** begin Data excerpt **

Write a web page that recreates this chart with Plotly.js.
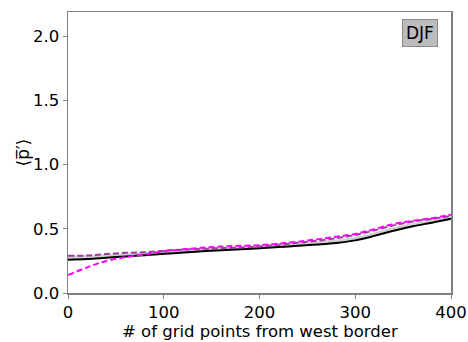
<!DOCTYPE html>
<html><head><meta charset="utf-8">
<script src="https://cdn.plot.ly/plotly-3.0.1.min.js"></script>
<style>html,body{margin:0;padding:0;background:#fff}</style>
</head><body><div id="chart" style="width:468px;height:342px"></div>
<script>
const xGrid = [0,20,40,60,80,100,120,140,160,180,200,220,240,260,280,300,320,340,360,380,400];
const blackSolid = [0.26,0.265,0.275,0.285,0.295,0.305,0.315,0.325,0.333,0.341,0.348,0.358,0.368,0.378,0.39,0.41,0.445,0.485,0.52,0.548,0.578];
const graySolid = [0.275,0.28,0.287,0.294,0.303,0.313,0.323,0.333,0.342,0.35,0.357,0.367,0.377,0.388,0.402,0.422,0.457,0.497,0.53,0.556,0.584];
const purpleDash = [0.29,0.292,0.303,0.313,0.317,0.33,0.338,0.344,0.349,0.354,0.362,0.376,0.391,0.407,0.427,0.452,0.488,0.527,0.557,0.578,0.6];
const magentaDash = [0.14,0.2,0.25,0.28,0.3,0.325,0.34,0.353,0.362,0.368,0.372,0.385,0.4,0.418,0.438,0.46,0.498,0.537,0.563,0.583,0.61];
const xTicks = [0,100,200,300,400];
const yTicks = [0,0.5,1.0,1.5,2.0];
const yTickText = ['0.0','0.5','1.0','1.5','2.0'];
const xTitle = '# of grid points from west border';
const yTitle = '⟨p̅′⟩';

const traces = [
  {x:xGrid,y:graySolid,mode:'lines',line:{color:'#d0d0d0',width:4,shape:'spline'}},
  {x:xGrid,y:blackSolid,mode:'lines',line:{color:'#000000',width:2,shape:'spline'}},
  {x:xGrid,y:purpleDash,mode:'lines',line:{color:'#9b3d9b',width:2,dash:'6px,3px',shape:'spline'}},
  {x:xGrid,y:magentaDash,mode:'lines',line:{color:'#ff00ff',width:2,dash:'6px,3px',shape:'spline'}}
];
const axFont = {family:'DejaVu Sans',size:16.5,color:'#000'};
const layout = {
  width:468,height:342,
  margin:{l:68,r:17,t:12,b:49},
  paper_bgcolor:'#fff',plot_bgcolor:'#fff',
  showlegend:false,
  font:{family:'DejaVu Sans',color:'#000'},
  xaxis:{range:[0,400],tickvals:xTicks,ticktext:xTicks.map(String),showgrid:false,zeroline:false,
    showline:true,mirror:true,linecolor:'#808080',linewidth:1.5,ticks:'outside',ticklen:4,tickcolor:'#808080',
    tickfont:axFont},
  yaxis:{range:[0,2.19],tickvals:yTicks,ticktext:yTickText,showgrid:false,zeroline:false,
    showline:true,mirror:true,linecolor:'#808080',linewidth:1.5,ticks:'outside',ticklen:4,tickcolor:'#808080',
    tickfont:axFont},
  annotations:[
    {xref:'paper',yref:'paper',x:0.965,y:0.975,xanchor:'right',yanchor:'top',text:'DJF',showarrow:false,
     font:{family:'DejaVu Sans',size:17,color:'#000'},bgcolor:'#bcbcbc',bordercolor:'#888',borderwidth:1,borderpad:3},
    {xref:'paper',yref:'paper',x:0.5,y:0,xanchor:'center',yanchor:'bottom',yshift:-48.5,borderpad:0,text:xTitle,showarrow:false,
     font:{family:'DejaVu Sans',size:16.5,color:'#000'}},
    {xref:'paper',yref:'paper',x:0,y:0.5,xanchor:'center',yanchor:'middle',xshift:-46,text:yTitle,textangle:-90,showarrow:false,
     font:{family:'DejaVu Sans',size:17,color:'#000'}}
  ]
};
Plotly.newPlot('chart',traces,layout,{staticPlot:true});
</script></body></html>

** end Data excerpt **

== Job ==
Pictures are excluded; extract exactly the lines from the start of the data through the line that holds "const yTitle = '⟨p̅′⟩';", both ends included.

== Worked answer ==
Write a web page that recreates this chart with Plotly.js.
<!DOCTYPE html>
<html><head><meta charset="utf-8">
<script src="https://cdn.plot.ly/plotly-3.0.1.min.js"></script>
<style>html,body{margin:0;padding:0;background:#fff}</style>
</head><body><div id="chart" style="width:468px;height:342px"></div>
<script>
const xGrid = [0,20,40,60,80,100,120,140,160,180,200,220,240,260,280,300,320,340,360,380,400];
const blackSolid = [0.26,0.265,0.275,0.285,0.295,0.305,0.315,0.325,0.333,0.341,0.348,0.358,0.368,0.378,0.39,0.41,0.445,0.485,0.52,0.548,0.578];
const graySolid = [0.275,0.28,0.287,0.294,0.303,0.313,0.323,0.333,0.342,0.35,0.357,0.367,0.377,0.388,0.402,0.422,0.457,0.497,0.53,0.556,0.584];
const purpleDash = [0.29,0.292,0.303,0.313,0.317,0.33,0.338,0.344,0.349,0.354,0.362,0.376,0.391,0.407,0.427,0.452,0.488,0.527,0.557,0.578,0.6];
const magentaDash = [0.14,0.2,0.25,0.28,0.3,0.325,0.34,0.353,0.362,0.368,0.372,0.385,0.4,0.418,0.438,0.46,0.498,0.537,0.563,0.583,0.61];
const xTicks = [0,100,200,300,400];
const yTicks = [0,0.5,1.0,1.5,2.0];
const yTickText = ['0.0','0.5','1.0','1.5','2.0'];
const xTitle = '# of grid points from west border';
const yTitle = '⟨p̅′⟩';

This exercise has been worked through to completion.